Barbara Stanwyck is back, two years after Double Indemnity, to bring us another thrilling tale of how she tries to completely dismantle everyone’s life, but this time with two men flanking her instead of one. In The Strange Love of Martha Ivers, a man reunited with his friend from childhood, finds her married to someone she doesn’t love and uncovers a murder that ties them together.

One of the things that hindered Hollywood creatives during this era was the Hays Code. This was a collection of guidelines that motion pictures looking for theatrical release had to abide by, from 1934 to 1968 when the code was done away with. Along with other topics like banning interracial relationships on screen, the Hays Code was most concerned with the portrayal of sexual content on the screen (kissing, nudity, sexual implications, etc.). And this was a major problem because women in film noir were the pinnacle of female sexuality. As Janey Place describes in the Annenberg Learner’s American Cinema series, “You can see it in art and iconography throughout the ages, that’s a dangerous figure. A powerful, sexual female is a very dangerous figure.”

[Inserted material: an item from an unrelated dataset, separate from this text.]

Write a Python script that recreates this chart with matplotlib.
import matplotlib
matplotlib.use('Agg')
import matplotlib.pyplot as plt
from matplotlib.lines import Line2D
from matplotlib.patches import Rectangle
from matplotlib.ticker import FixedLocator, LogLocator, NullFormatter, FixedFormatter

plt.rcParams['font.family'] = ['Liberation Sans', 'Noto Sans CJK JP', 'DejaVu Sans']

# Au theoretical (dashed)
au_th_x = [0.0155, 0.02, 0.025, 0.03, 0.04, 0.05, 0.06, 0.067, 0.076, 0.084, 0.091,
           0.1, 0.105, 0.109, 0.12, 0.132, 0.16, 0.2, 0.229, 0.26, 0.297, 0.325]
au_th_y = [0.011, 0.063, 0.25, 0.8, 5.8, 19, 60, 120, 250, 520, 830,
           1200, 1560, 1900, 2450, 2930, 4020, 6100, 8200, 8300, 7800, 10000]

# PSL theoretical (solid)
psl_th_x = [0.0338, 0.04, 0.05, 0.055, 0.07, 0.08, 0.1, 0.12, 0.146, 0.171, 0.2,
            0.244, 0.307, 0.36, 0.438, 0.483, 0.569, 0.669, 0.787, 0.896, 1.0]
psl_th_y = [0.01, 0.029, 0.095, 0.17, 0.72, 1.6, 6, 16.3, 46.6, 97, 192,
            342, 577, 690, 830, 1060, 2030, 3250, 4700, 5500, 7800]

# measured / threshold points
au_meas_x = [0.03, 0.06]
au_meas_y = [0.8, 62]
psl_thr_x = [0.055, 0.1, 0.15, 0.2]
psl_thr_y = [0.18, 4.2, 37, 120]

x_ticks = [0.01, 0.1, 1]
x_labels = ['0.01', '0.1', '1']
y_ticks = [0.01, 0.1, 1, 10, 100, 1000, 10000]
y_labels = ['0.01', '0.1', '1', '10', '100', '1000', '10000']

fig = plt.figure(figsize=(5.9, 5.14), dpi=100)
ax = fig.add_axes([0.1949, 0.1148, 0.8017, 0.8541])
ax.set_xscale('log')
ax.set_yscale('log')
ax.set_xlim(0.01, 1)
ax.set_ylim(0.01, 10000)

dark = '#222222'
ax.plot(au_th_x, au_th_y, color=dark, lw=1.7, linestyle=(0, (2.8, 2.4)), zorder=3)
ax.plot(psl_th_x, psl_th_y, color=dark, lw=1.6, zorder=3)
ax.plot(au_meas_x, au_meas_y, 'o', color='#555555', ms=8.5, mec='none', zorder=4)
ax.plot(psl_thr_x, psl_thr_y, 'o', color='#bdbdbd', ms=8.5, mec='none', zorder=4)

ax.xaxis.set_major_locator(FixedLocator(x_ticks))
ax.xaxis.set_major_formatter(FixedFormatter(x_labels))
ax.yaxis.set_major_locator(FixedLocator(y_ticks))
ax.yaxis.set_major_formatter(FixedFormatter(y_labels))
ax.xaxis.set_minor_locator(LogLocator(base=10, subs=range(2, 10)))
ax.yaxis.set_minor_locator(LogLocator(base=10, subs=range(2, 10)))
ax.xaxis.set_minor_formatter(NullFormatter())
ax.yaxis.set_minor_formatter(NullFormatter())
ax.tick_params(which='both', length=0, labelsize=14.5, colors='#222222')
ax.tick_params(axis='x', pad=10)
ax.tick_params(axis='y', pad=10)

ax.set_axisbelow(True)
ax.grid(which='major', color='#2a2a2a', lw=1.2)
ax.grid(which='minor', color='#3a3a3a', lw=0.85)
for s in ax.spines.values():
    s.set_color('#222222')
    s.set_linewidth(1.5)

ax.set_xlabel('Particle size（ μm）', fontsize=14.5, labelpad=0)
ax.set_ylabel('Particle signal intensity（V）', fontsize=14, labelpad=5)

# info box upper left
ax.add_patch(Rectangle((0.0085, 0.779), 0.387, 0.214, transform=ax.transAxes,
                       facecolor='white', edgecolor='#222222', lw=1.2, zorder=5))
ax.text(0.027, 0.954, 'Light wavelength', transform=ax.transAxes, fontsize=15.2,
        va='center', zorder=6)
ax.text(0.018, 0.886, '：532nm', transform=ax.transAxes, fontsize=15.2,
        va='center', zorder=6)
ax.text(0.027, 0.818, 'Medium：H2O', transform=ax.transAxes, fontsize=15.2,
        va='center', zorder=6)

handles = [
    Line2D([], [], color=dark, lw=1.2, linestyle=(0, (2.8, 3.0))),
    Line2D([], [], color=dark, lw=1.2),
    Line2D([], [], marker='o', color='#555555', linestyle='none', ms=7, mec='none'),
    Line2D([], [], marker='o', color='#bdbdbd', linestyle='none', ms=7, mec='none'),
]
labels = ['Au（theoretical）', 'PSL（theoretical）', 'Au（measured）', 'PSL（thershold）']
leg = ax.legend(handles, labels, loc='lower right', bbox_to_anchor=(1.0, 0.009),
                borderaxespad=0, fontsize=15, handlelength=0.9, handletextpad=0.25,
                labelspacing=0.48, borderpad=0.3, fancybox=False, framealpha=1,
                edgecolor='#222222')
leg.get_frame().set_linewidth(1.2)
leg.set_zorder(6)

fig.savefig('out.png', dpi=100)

Even now in Hollywood, we don’t see this often. Film noir women (Femme Fatales) were extremely smart and powerful, and combined with that, she was very sexual. And she was given that power, mostly to pose a threat to the main character, but she was given it nevertheless. Barbara Stanwyck’s character still dies in this because a woman with that much power still cannot exist in a world like ours. But she has a hell of a time doing it, and she still wields power that I can’t say I’ve ever seen a man do in cinema.

I always wondered why these women couldn’t live. Why a woman with such intelligence, such power and confidence even more so than the men surrounding her couldn’t survive a simple story. Now noir isn’t about getting what you want, it’s about what life throws at you and how the cookie crumbles. But I have never seen women taken as seriously in any genre more than I have in film noir and it’s important to be taken seriously as women. To be recognized that we are whole already without men and that we are different, but that it is our strength. To be taken seriously is a threat, it’s dangerous to men who put themselves above us, and if believing that being taken seriously makes me evil and makes me a character that has no choice but to die because her world is made for men, then so be it. My villain story continues.

The Strange Love of Martha Ivers, 1946. Directed by Lewis Milestone.